SET PROBLEM
Scan the following material for the string "that" and copy each line in which it appears.

[start of RECORDS PROVIDED]

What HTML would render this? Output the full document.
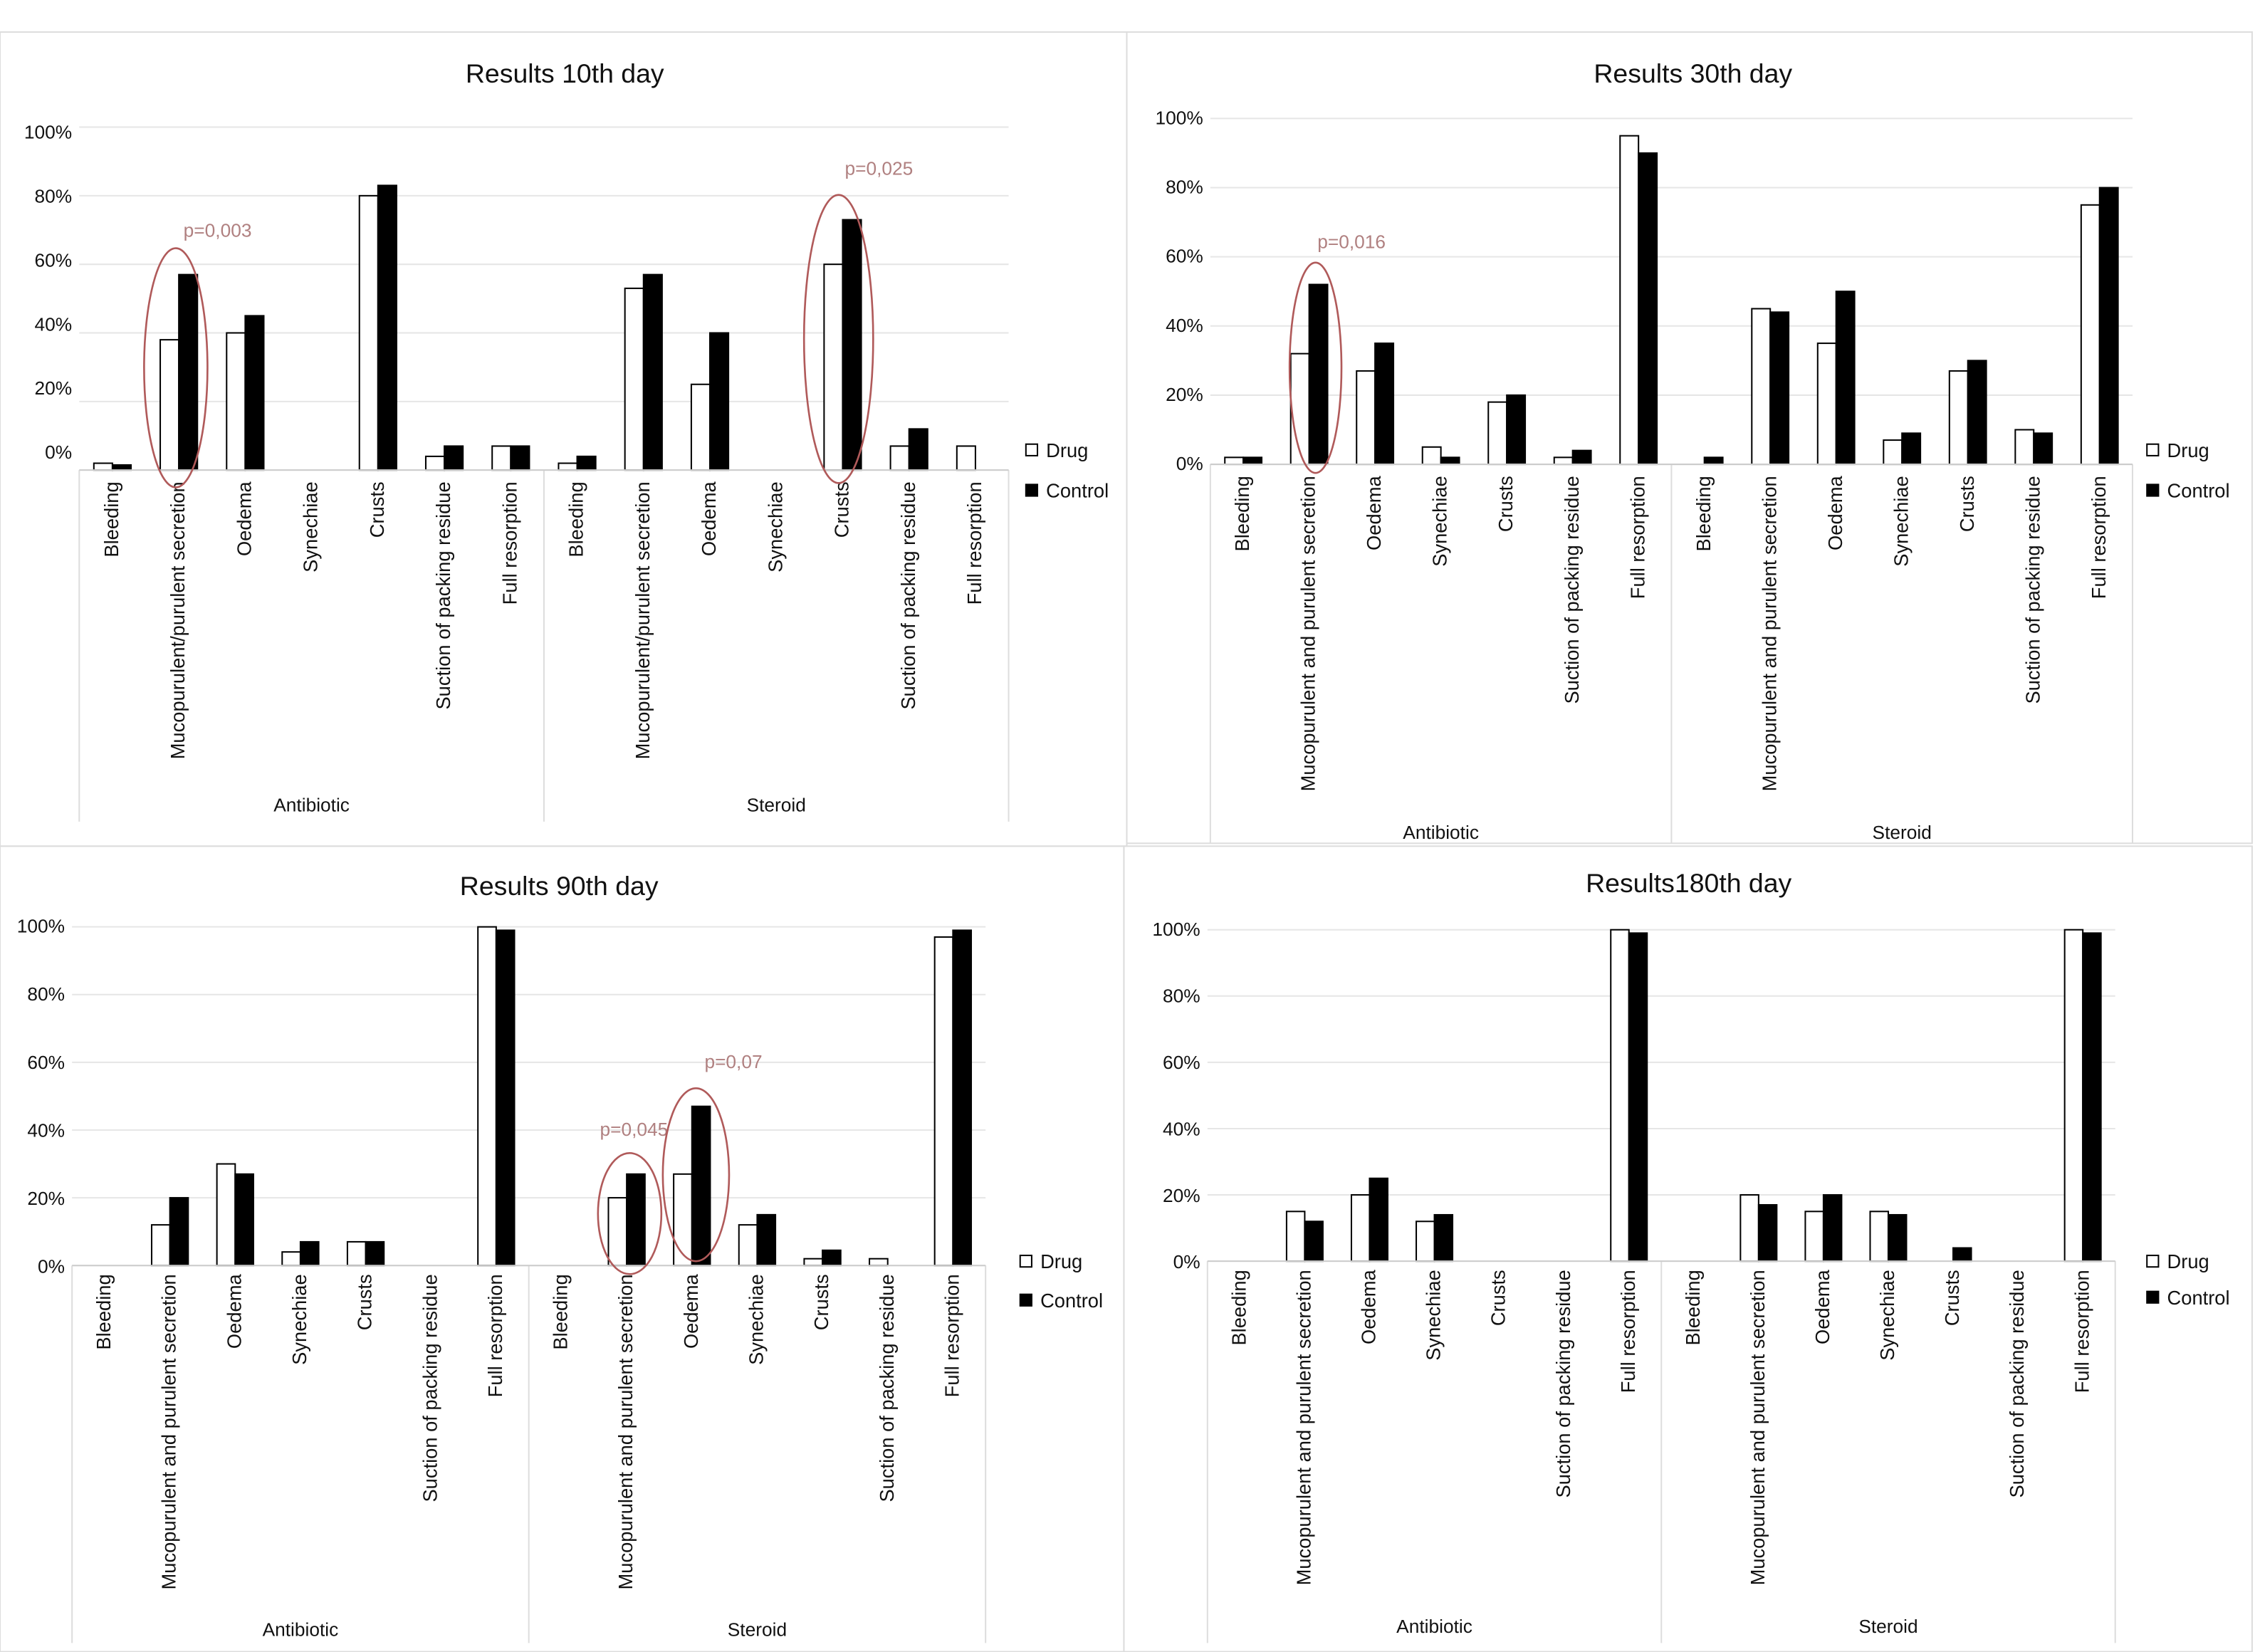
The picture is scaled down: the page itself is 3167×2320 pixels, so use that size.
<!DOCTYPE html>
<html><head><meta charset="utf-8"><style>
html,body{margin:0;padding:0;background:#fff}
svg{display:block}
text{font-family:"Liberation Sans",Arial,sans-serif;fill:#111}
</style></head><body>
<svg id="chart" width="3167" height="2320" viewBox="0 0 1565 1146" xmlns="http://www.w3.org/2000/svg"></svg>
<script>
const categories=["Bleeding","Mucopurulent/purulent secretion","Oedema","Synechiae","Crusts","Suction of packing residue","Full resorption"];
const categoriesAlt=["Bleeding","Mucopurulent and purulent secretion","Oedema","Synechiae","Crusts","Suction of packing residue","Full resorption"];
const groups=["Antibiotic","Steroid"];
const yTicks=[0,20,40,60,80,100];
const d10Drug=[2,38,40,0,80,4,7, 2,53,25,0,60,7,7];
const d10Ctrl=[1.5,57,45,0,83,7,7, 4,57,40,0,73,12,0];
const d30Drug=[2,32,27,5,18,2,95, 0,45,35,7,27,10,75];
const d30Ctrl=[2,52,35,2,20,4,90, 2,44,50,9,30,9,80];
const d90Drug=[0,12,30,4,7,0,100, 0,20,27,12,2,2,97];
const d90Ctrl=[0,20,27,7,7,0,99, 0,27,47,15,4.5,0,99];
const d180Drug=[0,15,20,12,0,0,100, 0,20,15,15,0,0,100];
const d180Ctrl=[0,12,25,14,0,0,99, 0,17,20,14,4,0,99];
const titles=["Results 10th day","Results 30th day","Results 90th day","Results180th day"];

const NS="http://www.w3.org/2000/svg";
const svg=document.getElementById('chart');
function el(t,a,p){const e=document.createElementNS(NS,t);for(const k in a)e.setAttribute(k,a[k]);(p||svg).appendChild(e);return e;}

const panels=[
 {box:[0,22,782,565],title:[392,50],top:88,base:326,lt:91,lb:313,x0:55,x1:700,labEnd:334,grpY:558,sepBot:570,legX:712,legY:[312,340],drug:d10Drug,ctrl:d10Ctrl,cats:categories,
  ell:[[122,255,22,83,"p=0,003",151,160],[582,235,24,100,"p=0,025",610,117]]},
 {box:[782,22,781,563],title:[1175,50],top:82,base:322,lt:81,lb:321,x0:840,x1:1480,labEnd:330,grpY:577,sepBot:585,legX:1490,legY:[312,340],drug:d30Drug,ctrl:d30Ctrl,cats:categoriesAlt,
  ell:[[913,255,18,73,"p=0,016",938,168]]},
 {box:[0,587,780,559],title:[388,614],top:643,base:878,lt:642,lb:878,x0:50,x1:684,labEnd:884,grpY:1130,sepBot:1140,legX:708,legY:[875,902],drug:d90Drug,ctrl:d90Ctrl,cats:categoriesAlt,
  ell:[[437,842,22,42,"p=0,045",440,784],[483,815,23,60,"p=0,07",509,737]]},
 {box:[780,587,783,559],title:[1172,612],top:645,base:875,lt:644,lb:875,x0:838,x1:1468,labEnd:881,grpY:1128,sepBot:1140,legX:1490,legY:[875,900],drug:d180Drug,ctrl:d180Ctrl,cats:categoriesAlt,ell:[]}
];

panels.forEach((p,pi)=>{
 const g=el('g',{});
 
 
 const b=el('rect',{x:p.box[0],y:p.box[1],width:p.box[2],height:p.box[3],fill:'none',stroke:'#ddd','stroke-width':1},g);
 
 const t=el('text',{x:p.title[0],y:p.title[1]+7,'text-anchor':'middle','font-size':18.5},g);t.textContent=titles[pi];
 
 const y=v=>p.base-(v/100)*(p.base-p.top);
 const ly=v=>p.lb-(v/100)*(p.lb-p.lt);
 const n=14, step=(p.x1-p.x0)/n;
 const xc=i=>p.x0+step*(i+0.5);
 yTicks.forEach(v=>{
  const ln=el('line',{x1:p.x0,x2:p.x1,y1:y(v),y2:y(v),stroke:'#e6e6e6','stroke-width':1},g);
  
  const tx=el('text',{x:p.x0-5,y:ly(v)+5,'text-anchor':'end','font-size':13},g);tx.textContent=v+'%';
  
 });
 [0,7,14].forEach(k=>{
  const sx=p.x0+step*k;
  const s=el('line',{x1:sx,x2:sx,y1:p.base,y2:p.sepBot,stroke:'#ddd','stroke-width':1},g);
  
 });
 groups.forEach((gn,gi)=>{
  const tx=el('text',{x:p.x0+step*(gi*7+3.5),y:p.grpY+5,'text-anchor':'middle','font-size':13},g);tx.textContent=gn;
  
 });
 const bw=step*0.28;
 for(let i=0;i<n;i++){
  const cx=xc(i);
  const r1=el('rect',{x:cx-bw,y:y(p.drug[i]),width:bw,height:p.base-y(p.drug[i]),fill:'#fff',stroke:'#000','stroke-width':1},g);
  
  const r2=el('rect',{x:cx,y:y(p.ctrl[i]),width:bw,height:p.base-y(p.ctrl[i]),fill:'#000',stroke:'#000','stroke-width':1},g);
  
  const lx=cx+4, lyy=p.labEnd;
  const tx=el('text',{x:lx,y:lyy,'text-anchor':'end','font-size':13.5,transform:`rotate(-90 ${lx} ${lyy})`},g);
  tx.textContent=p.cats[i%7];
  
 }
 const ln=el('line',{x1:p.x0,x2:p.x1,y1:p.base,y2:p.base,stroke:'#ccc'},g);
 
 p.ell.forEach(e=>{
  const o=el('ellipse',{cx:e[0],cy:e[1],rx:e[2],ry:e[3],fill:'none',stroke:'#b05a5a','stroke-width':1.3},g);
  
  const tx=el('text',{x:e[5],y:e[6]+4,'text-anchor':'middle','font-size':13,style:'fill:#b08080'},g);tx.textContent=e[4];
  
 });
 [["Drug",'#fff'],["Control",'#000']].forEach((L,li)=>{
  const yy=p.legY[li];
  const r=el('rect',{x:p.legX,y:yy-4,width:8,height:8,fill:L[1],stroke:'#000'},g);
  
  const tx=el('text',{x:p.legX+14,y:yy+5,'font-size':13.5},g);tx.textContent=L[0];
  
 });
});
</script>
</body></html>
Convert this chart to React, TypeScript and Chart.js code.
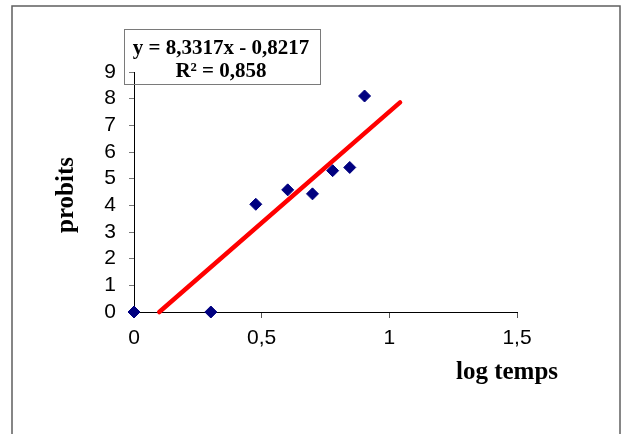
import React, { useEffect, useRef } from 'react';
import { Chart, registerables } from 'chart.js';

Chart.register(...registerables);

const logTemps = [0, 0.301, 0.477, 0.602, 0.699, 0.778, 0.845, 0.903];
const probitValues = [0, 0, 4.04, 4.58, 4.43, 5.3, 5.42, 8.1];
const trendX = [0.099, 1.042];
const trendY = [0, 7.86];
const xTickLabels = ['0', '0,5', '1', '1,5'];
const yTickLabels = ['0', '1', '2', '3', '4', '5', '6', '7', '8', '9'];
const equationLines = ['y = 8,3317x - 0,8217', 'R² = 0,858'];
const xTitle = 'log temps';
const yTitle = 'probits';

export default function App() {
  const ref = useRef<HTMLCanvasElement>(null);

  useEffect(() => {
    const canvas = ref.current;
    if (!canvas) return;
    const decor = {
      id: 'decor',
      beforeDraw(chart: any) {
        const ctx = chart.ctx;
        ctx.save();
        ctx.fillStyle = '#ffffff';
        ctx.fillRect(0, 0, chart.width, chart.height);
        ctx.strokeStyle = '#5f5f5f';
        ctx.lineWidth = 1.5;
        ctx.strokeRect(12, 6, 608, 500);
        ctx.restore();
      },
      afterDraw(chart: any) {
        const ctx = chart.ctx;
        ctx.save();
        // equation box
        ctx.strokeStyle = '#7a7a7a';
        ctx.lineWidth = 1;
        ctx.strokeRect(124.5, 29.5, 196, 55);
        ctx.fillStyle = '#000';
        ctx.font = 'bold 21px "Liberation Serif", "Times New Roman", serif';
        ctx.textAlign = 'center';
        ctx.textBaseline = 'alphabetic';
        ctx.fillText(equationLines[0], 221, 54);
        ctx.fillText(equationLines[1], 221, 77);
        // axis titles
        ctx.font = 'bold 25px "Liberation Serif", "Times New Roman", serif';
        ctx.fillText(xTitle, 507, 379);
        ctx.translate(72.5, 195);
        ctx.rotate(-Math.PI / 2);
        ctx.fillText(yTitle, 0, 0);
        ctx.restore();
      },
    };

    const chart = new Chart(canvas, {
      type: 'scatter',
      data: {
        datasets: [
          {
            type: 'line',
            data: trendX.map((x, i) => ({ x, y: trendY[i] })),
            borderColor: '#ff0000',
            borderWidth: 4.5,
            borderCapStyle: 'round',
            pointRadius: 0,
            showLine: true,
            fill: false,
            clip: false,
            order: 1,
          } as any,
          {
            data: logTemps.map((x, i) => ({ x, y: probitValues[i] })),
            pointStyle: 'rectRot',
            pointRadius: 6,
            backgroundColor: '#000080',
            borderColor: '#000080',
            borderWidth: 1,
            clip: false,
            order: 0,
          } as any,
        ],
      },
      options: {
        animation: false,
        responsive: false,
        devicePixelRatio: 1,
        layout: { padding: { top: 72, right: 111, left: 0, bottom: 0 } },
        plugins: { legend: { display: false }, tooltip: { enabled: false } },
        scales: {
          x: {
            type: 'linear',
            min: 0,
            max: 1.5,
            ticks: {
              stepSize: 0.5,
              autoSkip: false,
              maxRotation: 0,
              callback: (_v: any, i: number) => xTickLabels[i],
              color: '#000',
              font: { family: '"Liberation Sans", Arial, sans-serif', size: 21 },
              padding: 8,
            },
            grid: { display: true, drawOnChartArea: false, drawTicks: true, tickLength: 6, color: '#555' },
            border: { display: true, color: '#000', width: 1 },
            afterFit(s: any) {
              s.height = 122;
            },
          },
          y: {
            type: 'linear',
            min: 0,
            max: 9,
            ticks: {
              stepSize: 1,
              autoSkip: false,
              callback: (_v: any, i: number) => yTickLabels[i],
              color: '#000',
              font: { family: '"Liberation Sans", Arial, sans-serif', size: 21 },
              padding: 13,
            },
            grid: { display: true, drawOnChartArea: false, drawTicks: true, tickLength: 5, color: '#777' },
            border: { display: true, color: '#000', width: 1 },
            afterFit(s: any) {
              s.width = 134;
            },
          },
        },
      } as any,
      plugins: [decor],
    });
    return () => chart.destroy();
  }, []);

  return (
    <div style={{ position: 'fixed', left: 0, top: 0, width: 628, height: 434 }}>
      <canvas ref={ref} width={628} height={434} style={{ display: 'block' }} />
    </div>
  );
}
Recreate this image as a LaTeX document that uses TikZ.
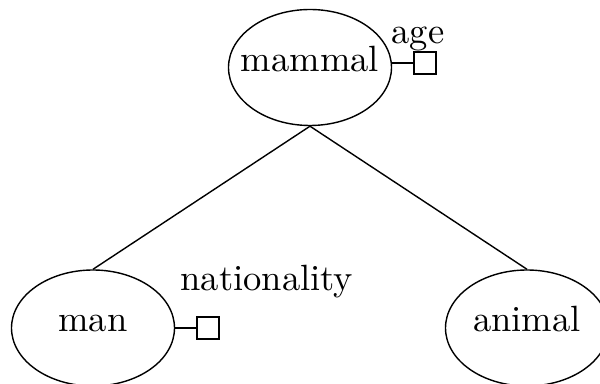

[end of RECORDS PROVIDED]

THE ANSWER
The picture is scaled down: the page itself is 3167×2320 pixels, so use that size.
Recreate this image as a LaTeX document that uses TikZ.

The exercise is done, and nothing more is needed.